5. Perfection is achievable
When I was 14, my very first boyfriend (of two weeks, the first guy I ever kissed) dumped me for one of my friends, Sam. He told me that if he could put my face and my personality onto Sam’s body, I would be the perfect girl. It was the first time I had ever considered my body was not OK. This cued a spiral into an eating disorder that lasted 3 years where I ate nothing but a single apple each day. I weighed 46 kilos (which even now I look at that sentence and think, that wasn’t that low — see how fucked up my ED brain is). I was playing competitive basketball at the time, this is not a recipe for good performance. I didn’t do it to get my original boyfriend back, I just wanted people to not think I was fat — I thought if only I got my weight under control I would be fine — in others eyes but more importantly, my eyes. Then I rebounded first year Uni and ate hot chips every day, and blew up, and I hated myself. Loathed myself. Then I rebounded again in third year Uni and ate nothing but two squares of chocolate every day for about 4 years. I got away with this because I didn’t eat until I got home which was often late after studying so no-one saw what I ate and I weighed about 48 kilos again then, which was not low enough for anyone to ever think I had an eating disorder. I was just ‘slim’ — mum used to call me ‘spaghetti arms’. Anyway, eventually I got this all under control, which is a story for another day but I am legitimately ashamed of the amount of time, energy, brainspace and effort I have wasted over my life on what I look like. But the gist of the story here is that I have been thin, and I have been heavy, and never did I feel perfect, because striving for perfection is a false god. It does not exist. I intellectually know this is true, but I have to admit its still a constant battle in my brain to execute this.

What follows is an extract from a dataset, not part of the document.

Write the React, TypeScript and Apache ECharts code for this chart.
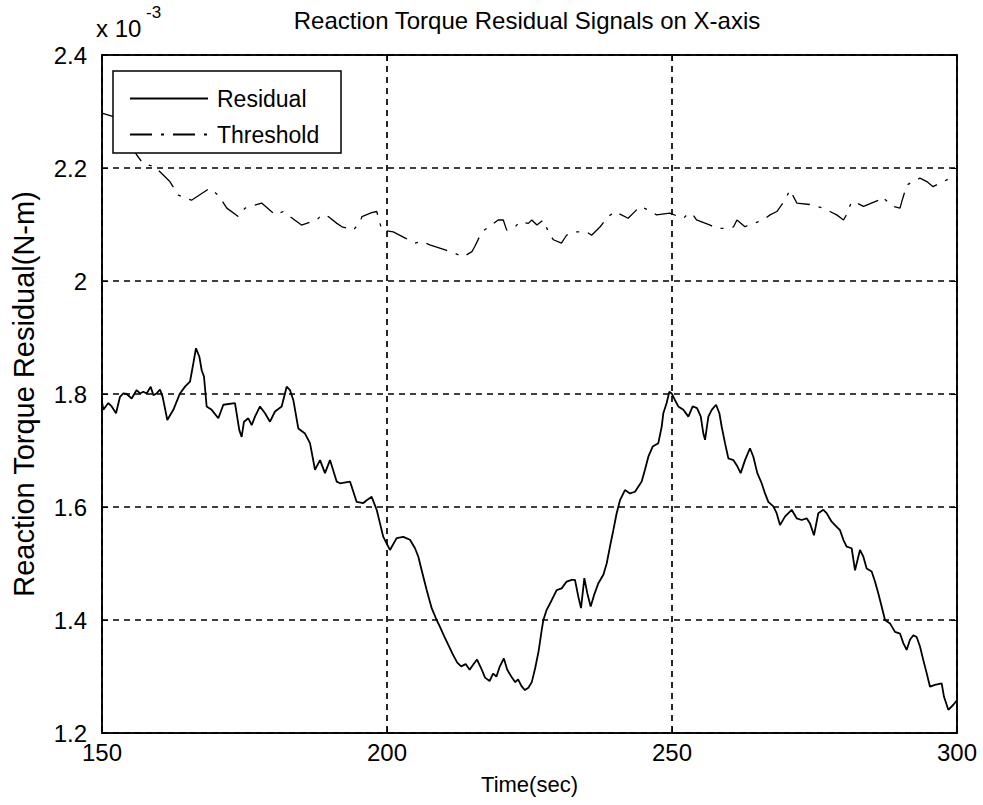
import React, { useEffect, useRef } from "react";
import * as echarts from "echarts";

const FONT = '"Liberation Sans", Arial, sans-serif';

const titleText = "Reaction Torque Residual Signals on X-axis";
const xName = "Time(sec)";
const yName = "Reaction Torque Residual(N-m)";
const seriesNames = ["Residual", "Threshold"];

const residualTime = [
  150.0, 150.23, 151.11, 151.7, 152.46, 153.16, 153.74, 154.33, 155.2, 156.08, 156.67, 157.25, 157.84, 158.54,
  159.01, 159.59, 160.18, 160.64, 161.46, 162.51, 163.68, 164.56, 165.44, 166.02, 166.49, 167.08, 167.49, 167.89,
  168.36, 169.24, 170.41, 171.29, 173.33, 174.09, 174.5, 174.91, 175.67, 176.26, 176.84, 177.72, 178.6, 179.47,
  180.35, 181.52, 182.4, 182.98, 183.57, 184.44, 185.61, 186.49, 187.37, 188.25, 189.12, 190.0, 191.17, 191.75,
  193.51, 194.68, 195.85, 196.43, 197.31, 198.19, 198.77, 199.35, 200.52, 201.69, 202.86, 204.03, 204.91, 205.5,
  206.08, 206.96, 207.84, 208.71, 209.3, 210.0, 210.8, 211.5, 212.3, 213.0, 213.8, 214.5, 215.2, 215.8,
  216.5, 217.2, 218.0, 218.6, 219.2, 219.8, 220.5, 221.1, 221.8, 222.5, 223.0, 223.6, 224.2, 224.8,
  225.4, 226.0, 226.6, 227.14, 227.43, 228.01, 228.89, 229.77, 230.64, 231.52, 232.4, 232.98, 233.57, 234.04,
  234.62, 235.15, 235.73, 236.32, 237.08, 237.96, 238.54, 239.12, 239.71, 240.29, 240.88, 241.75, 242.63, 243.51,
  244.68, 245.26, 245.85, 246.61, 247.6, 248.19, 248.48, 249.06, 249.53, 249.94, 250.53, 251.11, 251.99, 252.87,
  253.63, 254.39, 255.05, 255.5, 255.8, 256.38, 256.97, 257.73, 258.31, 258.72, 259.3, 259.89, 260.76, 261.35,
  262.05, 262.81, 263.68, 264.27, 264.97, 265.73, 266.32, 266.9, 267.78, 268.36, 268.95, 269.82, 270.99, 271.87,
  272.75, 273.63, 274.21, 274.91, 275.67, 276.55, 277.13, 278.01, 278.89, 279.47, 280.06, 280.64, 281.52, 282.11,
  282.98, 283.57, 284.15, 285.03, 285.61, 286.2, 286.78, 287.37, 288.25, 289.12, 290.0, 290.58, 291.17, 291.75,
  292.34, 292.92, 293.51, 294.09, 294.68, 295.26, 296.14, 297.31, 297.72, 298.48, 299.36, 300.0,
];
const residualValue = [
  1.786, 1.772, 1.784, 1.778, 1.766, 1.795, 1.801, 1.8, 1.792, 1.807, 1.801, 1.804, 1.801, 1.813,
  1.798, 1.801, 1.808, 1.795, 1.754, 1.772, 1.801, 1.813, 1.822, 1.854, 1.881, 1.866, 1.842, 1.831,
  1.778, 1.772, 1.757, 1.781, 1.784, 1.736, 1.724, 1.751, 1.757, 1.745, 1.76, 1.778, 1.766, 1.751,
  1.769, 1.778, 1.813, 1.807, 1.789, 1.739, 1.73, 1.713, 1.666, 1.683, 1.66, 1.683, 1.645, 1.642,
  1.645, 1.609, 1.607, 1.612, 1.618, 1.595, 1.571, 1.547, 1.524, 1.545, 1.547, 1.542, 1.527, 1.512,
  1.488, 1.453, 1.421, 1.4, 1.388, 1.372, 1.355, 1.34, 1.325, 1.318, 1.322, 1.312, 1.322, 1.33,
  1.315, 1.298, 1.292, 1.305, 1.3, 1.318, 1.332, 1.312, 1.3, 1.29, 1.295, 1.283, 1.276, 1.28,
  1.29, 1.315, 1.345, 1.382, 1.4, 1.418, 1.435, 1.453, 1.456, 1.468, 1.471, 1.471, 1.441, 1.421,
  1.474, 1.447, 1.424, 1.444, 1.465, 1.48, 1.5, 1.53, 1.559, 1.589, 1.612, 1.63, 1.624, 1.627,
  1.645, 1.666, 1.689, 1.707, 1.713, 1.742, 1.766, 1.784, 1.804, 1.801, 1.789, 1.778, 1.772, 1.76,
  1.778, 1.775, 1.76, 1.73, 1.719, 1.76, 1.772, 1.781, 1.766, 1.742, 1.713, 1.686, 1.683, 1.674,
  1.66, 1.683, 1.704, 1.689, 1.66, 1.642, 1.624, 1.609, 1.601, 1.589, 1.568, 1.583, 1.595, 1.58,
  1.577, 1.58, 1.571, 1.55, 1.589, 1.595, 1.589, 1.574, 1.565, 1.559, 1.542, 1.53, 1.527, 1.488,
  1.524, 1.512, 1.491, 1.486, 1.468, 1.447, 1.424, 1.4, 1.394, 1.379, 1.376, 1.359, 1.347, 1.365,
  1.373, 1.37, 1.353, 1.329, 1.306, 1.282, 1.285, 1.288, 1.264, 1.241, 1.25, 1.258,
];

const thresholdTime = [
  150.0, 151.0, 152.3, 153.5, 154.8, 156.1, 157.2, 159.3, 161.9, 163.4, 165.7, 168.9, 170.4, 171.9,
  173.9, 175.1, 178.0, 180.4, 181.8, 183.0, 185.0, 185.9, 187.7, 188.5, 189.7, 191.2, 192.1, 194.1,
  195.3, 195.6, 197.3, 198.2, 199.1, 201.1, 203.2, 204.9, 206.1, 207.5, 210.2, 211.1, 213.4, 214.9,
  215.4, 216.5, 217.2, 219.5, 220.4, 221.0, 222.5, 223.3, 224.8, 225.4, 226.3, 227.4, 228.6, 229.2,
  230.6, 231.5, 232.7, 235.0, 235.9, 237.4, 238.8, 240.0, 242.3, 244.4, 245.8, 247.3, 249.6, 252.0,
  252.9, 253.7, 254.3, 256.7, 257.8, 259.6, 260.8, 261.4, 262.8, 263.4, 266.0, 267.2, 268.4, 269.8,
  270.7, 271.9, 274.5, 276.5, 277.7, 278.9, 280.1, 280.6, 281.5, 282.4, 283.6, 286.2, 286.8, 288.8,
  290.0, 290.3, 291.2, 293.5, 294.7, 295.8, 298.2, 298.8, 300.0,
];
const thresholdValue = [
  2.297, 2.294, 2.29, 2.275, 2.245, 2.223, 2.208, 2.202, 2.176, 2.152, 2.143, 2.164, 2.152, 2.129,
  2.114, 2.129, 2.138, 2.117, 2.123, 2.114, 2.099, 2.102, 2.108, 2.117, 2.114, 2.102, 2.096, 2.09,
  2.105, 2.114, 2.121, 2.123, 2.09, 2.087, 2.076, 2.067, 2.07, 2.064, 2.055, 2.052, 2.043, 2.052,
  2.061, 2.084, 2.091, 2.108, 2.108, 2.09, 2.096, 2.105, 2.102, 2.108, 2.099, 2.108, 2.081, 2.073,
  2.067, 2.081, 2.087, 2.087, 2.081, 2.096, 2.114, 2.123, 2.111, 2.132, 2.126, 2.117, 2.12, 2.111,
  2.12, 2.117, 2.108, 2.099, 2.093, 2.093, 2.096, 2.108, 2.096, 2.099, 2.108, 2.117, 2.123, 2.143,
  2.161, 2.138, 2.135, 2.129, 2.123, 2.117, 2.108, 2.117, 2.14, 2.138, 2.132, 2.143, 2.149, 2.132,
  2.129, 2.14, 2.17, 2.182, 2.176, 2.167, 2.179, 2.182, 2.178,
];

const xMin = 150;
const xMax = 300;
const xStep = 50;
const yMin = 1.2;
const yMax = 2.4;
const yStep = 0.2;
const scaleLabel = "x 10";
const scaleExp = "-3";

export default function App() {
  const ref = useRef<HTMLDivElement>(null);

  useEffect(() => {
    document.body.style.margin = "0";
    if (!ref.current) return;
    const chart = echarts.init(ref.current, null, { renderer: "svg" });

    const residual = residualTime.map((t, i) => [t, residualValue[i]]);
    const threshold = thresholdTime.map((t, i) => [t, thresholdValue[i]]);

    const black = "#000";
    const gridLine = { color: black, type: [6, 5] as any, width: 1.7 };

    chart.setOption({
      animation: false,
      backgroundColor: "#fff",
      title: {
        text: titleText,
        left: 522,
        top: 3,
        textAlign: "center",
        textStyle: { fontFamily: FONT, fontSize: 24, fontWeight: "normal", color: black },
      },
      grid: {
        left: 102,
        top: 55,
        right: 26,
        bottom: 72,
        show: true,
        borderColor: black,
        borderWidth: 1.5,
        backgroundColor: "transparent",
      },
      legend: {
        data: seriesNames,
        orient: "vertical",
        left: 124,
        top: 82,
        itemWidth: 78,
        itemHeight: 24,
        itemGap: 13,
        z: 20,
        itemStyle: { opacity: 0 },
        textStyle: { fontFamily: FONT, fontSize: 23, color: black, padding: [0, 0, 0, 4] },
      },
      graphic: [
        {
          type: "rect",
          z: 15,
          shape: { x: 113, y: 71, width: 228, height: 82 },
          style: { fill: "#fff", stroke: black, lineWidth: 1.5 },
        },
        {
          type: "text",
          z: 15,
          x: 96,
          y: 16,
          style: { text: scaleLabel, font: `24px ${FONT}`, fill: black },
        },
        {
          type: "text",
          z: 15,
          x: 146,
          y: 4,
          style: { text: scaleExp, font: `17px ${FONT}`, fill: black },
        },
      ],
      xAxis: [
        {
          type: "value",
          min: xMin,
          max: xMax,
          interval: xStep,
          name: xName,
          nameLocation: "middle",
          nameGap: 40,
          nameTextStyle: { fontFamily: FONT, fontSize: 22, color: black },
          axisLine: { lineStyle: { color: black, width: 1.5 } },
          axisTick: { inside: true, length: 6, lineStyle: { color: black } },
          axisLabel: { fontFamily: FONT, fontSize: 24, color: black, margin: 7 },
          splitLine: { show: true, lineStyle: gridLine },
        },
        {
          type: "value",
          position: "top",
          min: xMin,
          max: xMax,
          interval: xStep,
          axisLine: { lineStyle: { color: black, width: 1.5 } },
          axisTick: { inside: true, length: 6, lineStyle: { color: black } },
          axisLabel: { show: false },
          splitLine: { show: false },
        },
      ],
      yAxis: [
        {
          type: "value",
          min: yMin,
          max: yMax,
          interval: yStep,
          name: yName,
          nameLocation: "middle",
          nameGap: 64,
          nameTextStyle: { fontFamily: FONT, fontSize: 29, color: black },
          axisLine: { show: true, lineStyle: { color: black, width: 1.5 } },
          axisTick: { show: true, inside: true, length: 6, lineStyle: { color: black } },
          axisLabel: { fontFamily: FONT, fontSize: 24, color: black, margin: 15 },
          splitLine: { show: true, lineStyle: gridLine },
        },
        {
          type: "value",
          position: "right",
          min: yMin,
          max: yMax,
          interval: yStep,
          axisLine: { show: true, lineStyle: { color: black, width: 1.5 } },
          axisTick: { show: true, inside: true, length: 6, lineStyle: { color: black } },
          axisLabel: { show: false },
          splitLine: { show: false },
        },
      ],
      series: [
        {
          name: seriesNames[0],
          type: "line",
          data: residual,
          xAxisIndex: 0,
          yAxisIndex: 0,
          symbol: "none",
          lineStyle: { color: black, width: 1.8, type: "solid" },
          itemStyle: { color: black },
          z: 5,
        },
        {
          name: seriesNames[1],
          type: "line",
          data: threshold,
          xAxisIndex: 0,
          yAxisIndex: 0,
          symbol: "none",
          lineStyle: { color: black, width: 1.3, type: [22, 9, 3, 9] },
          itemStyle: { color: black },
          z: 5,
        },
      ],
    });

    return () => chart.dispose();
  }, []);

  return <div ref={ref} style={{ width: 983, height: 805 }} />;
}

And changing ones mind is good, I think. In my world at least for the the last 30 years, I’ve been surrounded by a highly dynamic environment, and those who are dogmatic, or cant process new data that might require a change in course/strategy/focus, hear the whoosh of being left behind. One of the great pleasures you appreciate as you get older is first that you have the freedom to determine your viewpoint on something and the second is the realisation that you also have the freedom to change your mind. After all if you cant you change your mind, you are probably not using it.